DESCRIPTION OF THE TASK: Can the data below be set down again exactly, line for line?

--- Start of PROVIDED MATERIAL ---

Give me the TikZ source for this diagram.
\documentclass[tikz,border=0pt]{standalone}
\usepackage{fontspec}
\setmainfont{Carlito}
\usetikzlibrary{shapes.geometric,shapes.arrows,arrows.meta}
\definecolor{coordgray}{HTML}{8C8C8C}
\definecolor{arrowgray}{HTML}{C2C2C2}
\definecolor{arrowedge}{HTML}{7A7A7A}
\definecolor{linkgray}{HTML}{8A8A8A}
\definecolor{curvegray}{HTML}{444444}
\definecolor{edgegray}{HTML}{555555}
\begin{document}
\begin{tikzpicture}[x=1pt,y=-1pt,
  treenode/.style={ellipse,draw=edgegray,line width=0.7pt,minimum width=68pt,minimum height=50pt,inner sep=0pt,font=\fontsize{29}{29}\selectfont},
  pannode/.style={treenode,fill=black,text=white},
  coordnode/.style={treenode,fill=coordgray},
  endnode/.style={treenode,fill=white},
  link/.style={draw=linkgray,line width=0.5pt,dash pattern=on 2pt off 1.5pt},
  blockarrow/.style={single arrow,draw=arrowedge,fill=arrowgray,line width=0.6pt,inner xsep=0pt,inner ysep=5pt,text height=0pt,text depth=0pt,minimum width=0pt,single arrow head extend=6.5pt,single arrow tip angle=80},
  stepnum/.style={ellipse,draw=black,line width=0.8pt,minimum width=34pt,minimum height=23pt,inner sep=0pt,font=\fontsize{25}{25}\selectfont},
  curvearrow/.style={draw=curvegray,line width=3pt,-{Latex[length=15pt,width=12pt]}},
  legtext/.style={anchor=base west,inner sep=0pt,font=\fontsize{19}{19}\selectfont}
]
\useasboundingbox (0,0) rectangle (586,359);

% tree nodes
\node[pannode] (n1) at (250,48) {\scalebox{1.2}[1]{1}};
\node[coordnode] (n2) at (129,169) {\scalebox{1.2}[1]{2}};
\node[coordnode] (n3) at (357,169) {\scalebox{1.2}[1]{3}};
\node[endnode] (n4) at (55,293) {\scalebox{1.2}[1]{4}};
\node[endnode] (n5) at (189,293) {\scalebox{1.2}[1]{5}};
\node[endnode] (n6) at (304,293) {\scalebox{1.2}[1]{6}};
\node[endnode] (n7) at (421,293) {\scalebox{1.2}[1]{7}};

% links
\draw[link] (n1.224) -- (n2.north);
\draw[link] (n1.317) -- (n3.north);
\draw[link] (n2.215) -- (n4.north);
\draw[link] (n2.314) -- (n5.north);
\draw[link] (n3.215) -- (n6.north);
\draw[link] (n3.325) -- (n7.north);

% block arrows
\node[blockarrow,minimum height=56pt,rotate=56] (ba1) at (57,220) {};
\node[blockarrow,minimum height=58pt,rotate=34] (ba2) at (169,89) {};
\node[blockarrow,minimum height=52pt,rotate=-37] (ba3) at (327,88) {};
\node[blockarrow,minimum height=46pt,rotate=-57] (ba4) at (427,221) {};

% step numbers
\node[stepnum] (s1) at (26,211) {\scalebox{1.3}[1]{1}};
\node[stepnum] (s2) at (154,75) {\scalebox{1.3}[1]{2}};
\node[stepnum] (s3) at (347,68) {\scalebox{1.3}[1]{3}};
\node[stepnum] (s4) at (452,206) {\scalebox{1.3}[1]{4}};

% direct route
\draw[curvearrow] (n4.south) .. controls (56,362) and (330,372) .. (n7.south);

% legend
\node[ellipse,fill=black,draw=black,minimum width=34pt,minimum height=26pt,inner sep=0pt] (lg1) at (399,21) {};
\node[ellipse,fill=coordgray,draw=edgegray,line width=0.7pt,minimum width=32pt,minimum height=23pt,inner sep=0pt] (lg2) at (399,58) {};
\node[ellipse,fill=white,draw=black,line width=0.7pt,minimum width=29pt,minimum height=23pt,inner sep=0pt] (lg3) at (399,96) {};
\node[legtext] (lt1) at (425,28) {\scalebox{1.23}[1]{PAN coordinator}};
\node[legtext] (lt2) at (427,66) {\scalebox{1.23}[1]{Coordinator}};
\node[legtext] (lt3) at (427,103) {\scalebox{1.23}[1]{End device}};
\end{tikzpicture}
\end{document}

--- End of PROVIDED MATERIAL ---

RESPONSE FOR THIS EXERCISE:
Give me the TikZ source for this diagram.
\documentclass[tikz,border=0pt]{standalone}
\usepackage{fontspec}
\setmainfont{Carlito}
\usetikzlibrary{shapes.geometric,shapes.arrows,arrows.meta}
\definecolor{coordgray}{HTML}{8C8C8C}
\definecolor{arrowgray}{HTML}{C2C2C2}
\definecolor{arrowedge}{HTML}{7A7A7A}
\definecolor{linkgray}{HTML}{8A8A8A}
\definecolor{curvegray}{HTML}{444444}
\definecolor{edgegray}{HTML}{555555}
\begin{document}
\begin{tikzpicture}[x=1pt,y=-1pt,
  treenode/.style={ellipse,draw=edgegray,line width=0.7pt,minimum width=68pt,minimum height=50pt,inner sep=0pt,font=\fontsize{29}{29}\selectfont},
  pannode/.style={treenode,fill=black,text=white},
  coordnode/.style={treenode,fill=coordgray},
  endnode/.style={treenode,fill=white},
  link/.style={draw=linkgray,line width=0.5pt,dash pattern=on 2pt off 1.5pt},
  blockarrow/.style={single arrow,draw=arrowedge,fill=arrowgray,line width=0.6pt,inner xsep=0pt,inner ysep=5pt,text height=0pt,text depth=0pt,minimum width=0pt,single arrow head extend=6.5pt,single arrow tip angle=80},
  stepnum/.style={ellipse,draw=black,line width=0.8pt,minimum width=34pt,minimum height=23pt,inner sep=0pt,font=\fontsize{25}{25}\selectfont},
  curvearrow/.style={draw=curvegray,line width=3pt,-{Latex[length=15pt,width=12pt]}},
  legtext/.style={anchor=base west,inner sep=0pt,font=\fontsize{19}{19}\selectfont}
]
\useasboundingbox (0,0) rectangle (586,359);

% tree nodes
\node[pannode] (n1) at (250,48) {\scalebox{1.2}[1]{1}};
\node[coordnode] (n2) at (129,169) {\scalebox{1.2}[1]{2}};
\node[coordnode] (n3) at (357,169) {\scalebox{1.2}[1]{3}};
\node[endnode] (n4) at (55,293) {\scalebox{1.2}[1]{4}};
\node[endnode] (n5) at (189,293) {\scalebox{1.2}[1]{5}};
\node[endnode] (n6) at (304,293) {\scalebox{1.2}[1]{6}};
\node[endnode] (n7) at (421,293) {\scalebox{1.2}[1]{7}};

% links
\draw[link] (n1.224) -- (n2.north);
\draw[link] (n1.317) -- (n3.north);
\draw[link] (n2.215) -- (n4.north);
\draw[link] (n2.314) -- (n5.north);
\draw[link] (n3.215) -- (n6.north);
\draw[link] (n3.325) -- (n7.north);

% block arrows
\node[blockarrow,minimum height=56pt,rotate=56] (ba1) at (57,220) {};
\node[blockarrow,minimum height=58pt,rotate=34] (ba2) at (169,89) {};
\node[blockarrow,minimum height=52pt,rotate=-37] (ba3) at (327,88) {};
\node[blockarrow,minimum height=46pt,rotate=-57] (ba4) at (427,221) {};

% step numbers
\node[stepnum] (s1) at (26,211) {\scalebox{1.3}[1]{1}};
\node[stepnum] (s2) at (154,75) {\scalebox{1.3}[1]{2}};
\node[stepnum] (s3) at (347,68) {\scalebox{1.3}[1]{3}};
\node[stepnum] (s4) at (452,206) {\scalebox{1.3}[1]{4}};

% direct route
\draw[curvearrow] (n4.south) .. controls (56,362) and (330,372) .. (n7.south);

% legend
\node[ellipse,fill=black,draw=black,minimum width=34pt,minimum height=26pt,inner sep=0pt] (lg1) at (399,21) {};
\node[ellipse,fill=coordgray,draw=edgegray,line width=0.7pt,minimum width=32pt,minimum height=23pt,inner sep=0pt] (lg2) at (399,58) {};
\node[ellipse,fill=white,draw=black,line width=0.7pt,minimum width=29pt,minimum height=23pt,inner sep=0pt] (lg3) at (399,96) {};
\node[legtext] (lt1) at (425,28) {\scalebox{1.23}[1]{PAN coordinator}};
\node[legtext] (lt2) at (427,66) {\scalebox{1.23}[1]{Coordinator}};
\node[legtext] (lt3) at (427,103) {\scalebox{1.23}[1]{End device}};
\end{tikzpicture}
\end{document}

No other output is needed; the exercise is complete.